Нет мне ответа… - страница 114



Нет, не там, в Колонном зале, а гораздо поздней, я, ещё только вступающий в литературу, сделал для себя вывод, что Фадеев предупреждал нас, литературных юнцов, этим выстрелом, оберегал от тех роковых ошибок и заблуждений, которые совершил он, и не хотел, чтобы мы их повторяли. Может быть, это и не так. Толкуют этот мужественный (иначе я не могу его назвать) поступок и иначе, толкуют выгодно для себя и текущего времени. Но я склоняю голову перед человеком, который так много сделал литературным трудом своим для того, чтобы мы выросли бойцами и честными людьми и не задумывались: выгодно это или нет.

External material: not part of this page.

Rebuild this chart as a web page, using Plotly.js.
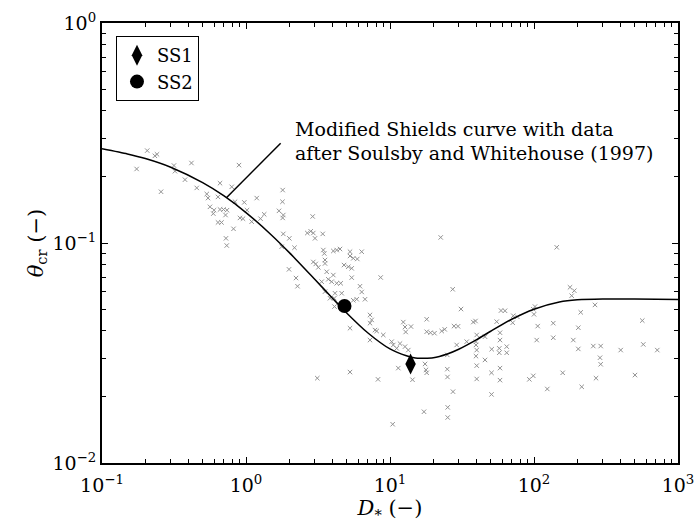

Я склоняю перед ним голову и за то, что эхо его выстрела звучит в моей душе до сих пор и не даёт покоя, предостерегает от лёгкой жизни, равнодушия и литературных компромиссов, на которые, к горькому моему сожалению, так склонны сделались те, кто учил нас в детстве своими книгами быть непреклонными в испытаниях, быть всегда, в беде и в радости, со своим народом.

Как-то всё больше и больше ощущается попытка наших старших товарищей отмахнуться от нас либо заморочить голову. Но ведь мы уже не юнцы! У нас за плечами война и нелёгкая послевоенная жизнь. У нас уже головы седые, и мы вправе не только ждать, но и требовать, чтобы с нами разговаривали как с ровней, а не как с бедными родственниками. И тем более вправе требовать, чтобы с нами считались, когда решаются вопросы, для литературы насущно важные, болезненно острые.

Волевые, келейные решения многих наших дел уже привели к тому, что надзор за словом писательским у нас стал такой, какой и не снился писателям в «проклятом прошлом». Он, этот надзор, сделался многоступенчатым, нашему брату даже и допуску нет к тем, кто решает судьбы новых книг. «Невидимки» точат древо нашей литературы, и прав Солженицын, указавший на то, что она утратила своё ведущее положение в мире. Как ни отмаливайся от этого, как ни ораторствуй, ни прикрывайся цифирью валовой продукции литературы, а ведь так. Работать в нашей литературе всё труднее и труднее из-за внешнего давления да из-за того «внутреннего цензора», который в каждом из нас домовито живёт и сердце в кулаке сжимает.

Можно от всего этого отмахнуться. Можно и себя убедить в том, что живём ведь, пишем, даже издаёмся, хоть и в «кастрированном» виде. Но нас воспитывали не себялюбцами-одиночками, не мещанами, у которых хата с краю, и потому не можем мы быть безразличными к судьбам и делам товарищей по труду, к тем, наконец, даровитым людям, что идут уже следом за нами, дышат горячо в наш затылок.

Мал, немыслимо мал для такой страны, как наша, приток одарённых людей в литературу. Вспомните только, каков был «улов» на обширных семинарах в Чите и в Кемерово: Распутин, Вампилов, Машкин, Колыхалов, Якубовский, ну и ещё два-три человека, фамилии которых не вдруг и вспомнишь. В молодых числимся мы, сорока– и сорокапятилетние, – это ли не показатель застоя мысли в обществе, это ли не тревожный сигнал того, что потенциальные творческие возможности сдерживаются у нас?!

А поглядите, полистайте внимательней книги моих сверстников по возрасту и труду. Какая бездонная усталость в прозе сорокалетних, какая печаль в интонации талантливой прозы! И кабы эта усталость была и оставалась в книгах! Она ещё и в душах наших. Закройте глаза и заставьте кого-нибудь вслух прочесть талантливую книгу сорокалетнего – вам послышится голос старца. Неужели вы этого не знаете и не слышите?!